WHAT TO WORK ON = Repeat the records word for word, excluding any picture.
--------------------------------------------------
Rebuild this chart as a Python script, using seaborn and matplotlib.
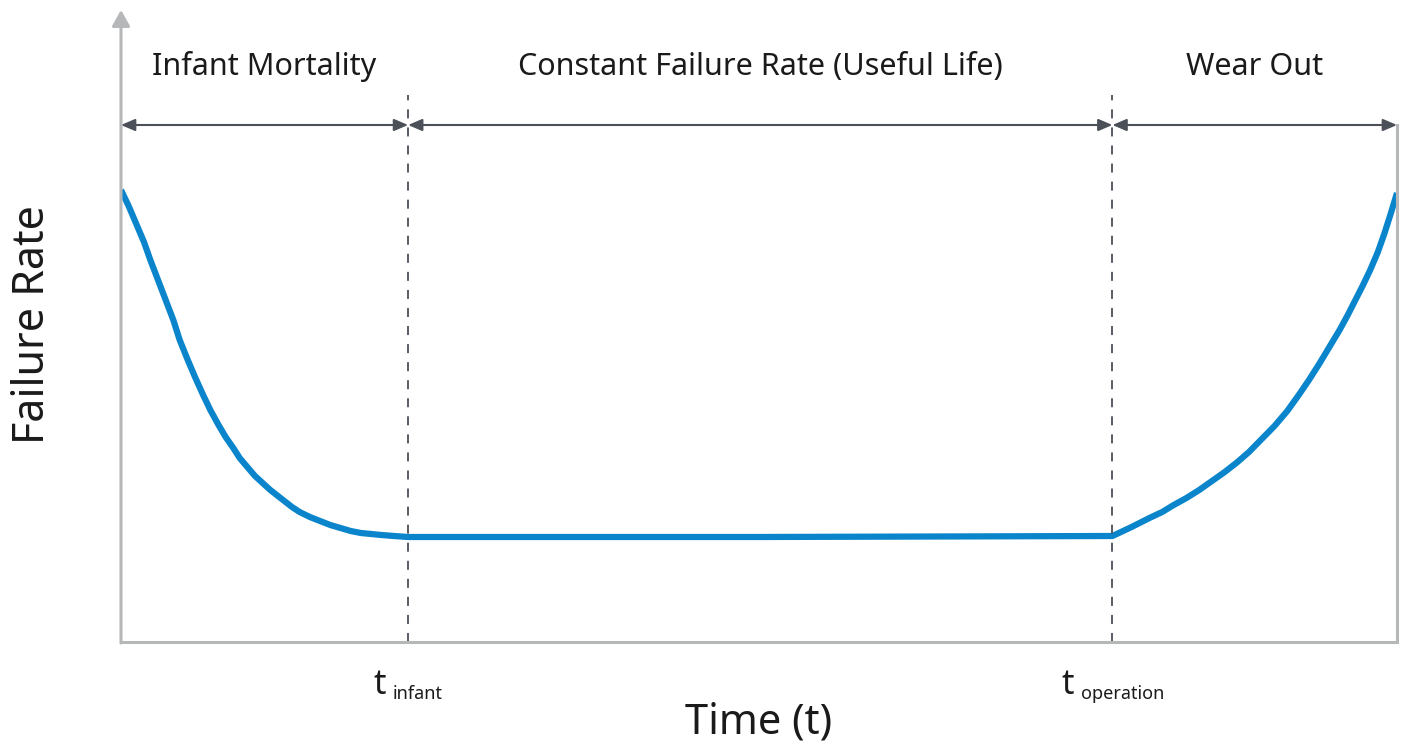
import seaborn as sns
import matplotlib.pyplot as plt
import pandas as pd

sns.set_theme(style="white")
plt.rcParams["font.family"] = ["Noto Sans", "DejaVu Sans"]

# bathtub curve (time 0..10, rate in arbitrary units)
time = [0.0, 0.06, 0.12, 0.18, 0.23, 0.29, 0.35, 0.41, 0.46, 0.52, 0.58, 0.64, 0.70,
        0.76, 0.82, 0.88, 0.93, 0.99, 1.05, 1.11, 1.17, 1.23, 1.29, 1.34, 1.40,
        1.48, 1.56, 1.64, 1.72, 1.80, 1.88, 1.96, 2.04, 2.14, 2.25, 5.0, 7.77,
        7.92, 8.06, 8.16, 8.25, 8.35, 8.45, 8.55, 8.65, 8.75, 8.84, 8.94, 9.04,
        9.14, 9.23, 9.31, 9.39, 9.47, 9.55, 9.61, 9.67, 9.73, 9.79, 9.85, 9.90,
        9.95, 10.0]
rate = [452, 436, 418, 400, 382, 362, 342, 322, 302, 283, 265, 248, 232,
        218, 205, 194, 184, 175, 166, 159, 152, 146, 140, 135, 130,
        125, 121, 117, 114, 111, 109, 108, 107, 106, 105, 105, 106,
        115, 124, 130, 137, 144, 152, 161, 170, 180, 190, 203, 216,
        231, 247, 262, 278, 295, 312, 326, 341, 356, 372, 390, 408,
        428, 449]
phases = ["Infant Mortality", "Constant Failure Rate (Useful Life)", "Wear Out"]
bounds = [0.0, 2.25, 7.77, 10.0]
bound_labels = ["infant", "operation"]

df = pd.DataFrame({"time": time, "rate": rate})

fig = plt.figure(figsize=(14.09, 7.49), dpi=100)
ax = fig.add_axes([121 / 1409, 107 / 749, 1276 / 1409, 632 / 749])

axis_col = "#b5b7b9"
dark = "#4b5059"

sns.lineplot(data=df, x="time", y="rate", ax=ax, color="#0a85cb", lw=4.5,
             solid_capstyle="butt")

ax.set_xlim(0, 10)
ax.set_ylim(0, 632)
ax.set_xticks([])
ax.set_yticks([])
ax.set_xlabel("")
ax.set_ylabel("")

for s in ["top", "left"]:
    ax.spines[s].set_visible(False)
for s in ["bottom", "right"]:
    ax.spines[s].set_color(axis_col)
    ax.spines[s].set_linewidth(2.2)
ax.spines["right"].set_bounds(0, 517)

# y axis with arrow head
ax.annotate("", xy=(0, 632), xytext=(0, -1), annotation_clip=False,
            arrowprops=dict(arrowstyle="-|>,head_length=0.8,head_width=0.45",
                            color=axis_col, lw=2.2, shrinkA=0, shrinkB=0))

# phase boundaries
for b in bounds[1:-1]:
    ax.plot([b, b], [0, 547], color=dark, lw=1.3, ls=(0, (5, 5)), clip_on=False)

# phase arrows and labels
for i, name in enumerate(phases):
    a, c = bounds[i], bounds[i + 1]
    ax.annotate("", xy=(c, 517), xytext=(a, 517), annotation_clip=False,
                arrowprops=dict(arrowstyle="<|-|>,head_length=0.7,head_width=0.3",
                                color=dark, lw=1.5, shrinkA=0, shrinkB=0))
    ax.text((a + c) / 2, 575, name, ha="center", va="center", fontsize=22,
            color="#1a1a1a")

# boundary labels: t with subscript (label groups roughly centred on the line)
shifts = {"infant": 0.0, "operation": -0.13}
for b, lab in zip(bounds[1:-1], bound_labels):
    x0 = b + shifts[lab]
    ax.text(x0 - 0.17, -43, "t", ha="right", va="center", fontsize=25,
            color="#1a1a1a", clip_on=False)
    ax.text(x0 - 0.12, -52, lab, ha="left", va="center", fontsize=13,
            color="#1a1a1a", clip_on=False)

ax.text(5.0, -80, "Time (t)", ha="center", va="center", fontsize=30,
        color="#1a1a1a", clip_on=False)
ax.text(-0.69, 317, "Failure Rate", ha="center", va="center", fontsize=31,
        rotation=90, color="#1a1a1a", clip_on=False)

fig.savefig("out.png", dpi=100)
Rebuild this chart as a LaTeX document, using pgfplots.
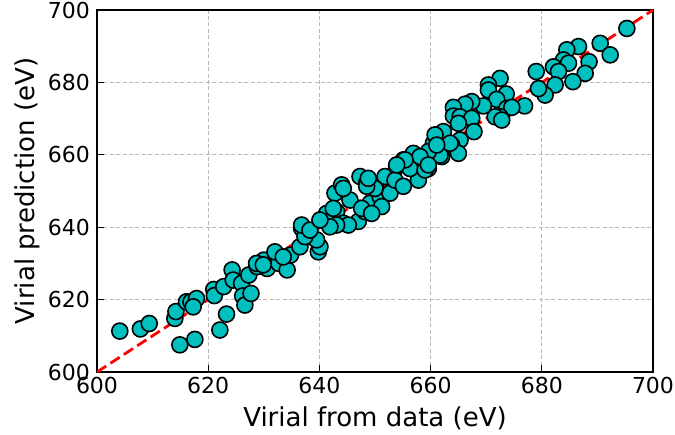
--------------------------------------------------
RESULT FOR THIS EXERCISE =
Rebuild this chart as a Python script, using seaborn and matplotlib.
import seaborn as sns
import matplotlib.pyplot as plt
import pandas as pd

sns.set_theme(style="white")
plt.rcParams["font.family"] = ["Noto Sans", "DejaVu Sans"]

# bathtub curve (time 0..10, rate in arbitrary units)
time = [0.0, 0.06, 0.12, 0.18, 0.23, 0.29, 0.35, 0.41, 0.46, 0.52, 0.58, 0.64, 0.70,
        0.76, 0.82, 0.88, 0.93, 0.99, 1.05, 1.11, 1.17, 1.23, 1.29, 1.34, 1.40,
        1.48, 1.56, 1.64, 1.72, 1.80, 1.88, 1.96, 2.04, 2.14, 2.25, 5.0, 7.77,
        7.92, 8.06, 8.16, 8.25, 8.35, 8.45, 8.55, 8.65, 8.75, 8.84, 8.94, 9.04,
        9.14, 9.23, 9.31, 9.39, 9.47, 9.55, 9.61, 9.67, 9.73, 9.79, 9.85, 9.90,
        9.95, 10.0]
rate = [452, 436, 418, 400, 382, 362, 342, 322, 302, 283, 265, 248, 232,
        218, 205, 194, 184, 175, 166, 159, 152, 146, 140, 135, 130,
        125, 121, 117, 114, 111, 109, 108, 107, 106, 105, 105, 106,
        115, 124, 130, 137, 144, 152, 161, 170, 180, 190, 203, 216,
        231, 247, 262, 278, 295, 312, 326, 341, 356, 372, 390, 408,
        428, 449]
phases = ["Infant Mortality", "Constant Failure Rate (Useful Life)", "Wear Out"]
bounds = [0.0, 2.25, 7.77, 10.0]
bound_labels = ["infant", "operation"]

df = pd.DataFrame({"time": time, "rate": rate})

fig = plt.figure(figsize=(14.09, 7.49), dpi=100)
ax = fig.add_axes([121 / 1409, 107 / 749, 1276 / 1409, 632 / 749])

axis_col = "#b5b7b9"
dark = "#4b5059"

sns.lineplot(data=df, x="time", y="rate", ax=ax, color="#0a85cb", lw=4.5,
             solid_capstyle="butt")

ax.set_xlim(0, 10)
ax.set_ylim(0, 632)
ax.set_xticks([])
ax.set_yticks([])
ax.set_xlabel("")
ax.set_ylabel("")

for s in ["top", "left"]:
    ax.spines[s].set_visible(False)
for s in ["bottom", "right"]:
    ax.spines[s].set_color(axis_col)
    ax.spines[s].set_linewidth(2.2)
ax.spines["right"].set_bounds(0, 517)

# y axis with arrow head
ax.annotate("", xy=(0, 632), xytext=(0, -1), annotation_clip=False,
            arrowprops=dict(arrowstyle="-|>,head_length=0.8,head_width=0.45",
                            color=axis_col, lw=2.2, shrinkA=0, shrinkB=0))

# phase boundaries
for b in bounds[1:-1]:
    ax.plot([b, b], [0, 547], color=dark, lw=1.3, ls=(0, (5, 5)), clip_on=False)

# phase arrows and labels
for i, name in enumerate(phases):
    a, c = bounds[i], bounds[i + 1]
    ax.annotate("", xy=(c, 517), xytext=(a, 517), annotation_clip=False,
                arrowprops=dict(arrowstyle="<|-|>,head_length=0.7,head_width=0.3",
                                color=dark, lw=1.5, shrinkA=0, shrinkB=0))
    ax.text((a + c) / 2, 575, name, ha="center", va="center", fontsize=22,
            color="#1a1a1a")

# boundary labels: t with subscript (label groups roughly centred on the line)
shifts = {"infant": 0.0, "operation": -0.13}
for b, lab in zip(bounds[1:-1], bound_labels):
    x0 = b + shifts[lab]
    ax.text(x0 - 0.17, -43, "t", ha="right", va="center", fontsize=25,
            color="#1a1a1a", clip_on=False)
    ax.text(x0 - 0.12, -52, lab, ha="left", va="center", fontsize=13,
            color="#1a1a1a", clip_on=False)

ax.text(5.0, -80, "Time (t)", ha="center", va="center", fontsize=30,
        color="#1a1a1a", clip_on=False)
ax.text(-0.69, 317, "Failure Rate", ha="center", va="center", fontsize=31,
        rotation=90, color="#1a1a1a", clip_on=False)

fig.savefig("out.png", dpi=100)
Rebuild this chart as a LaTeX document, using pgfplots.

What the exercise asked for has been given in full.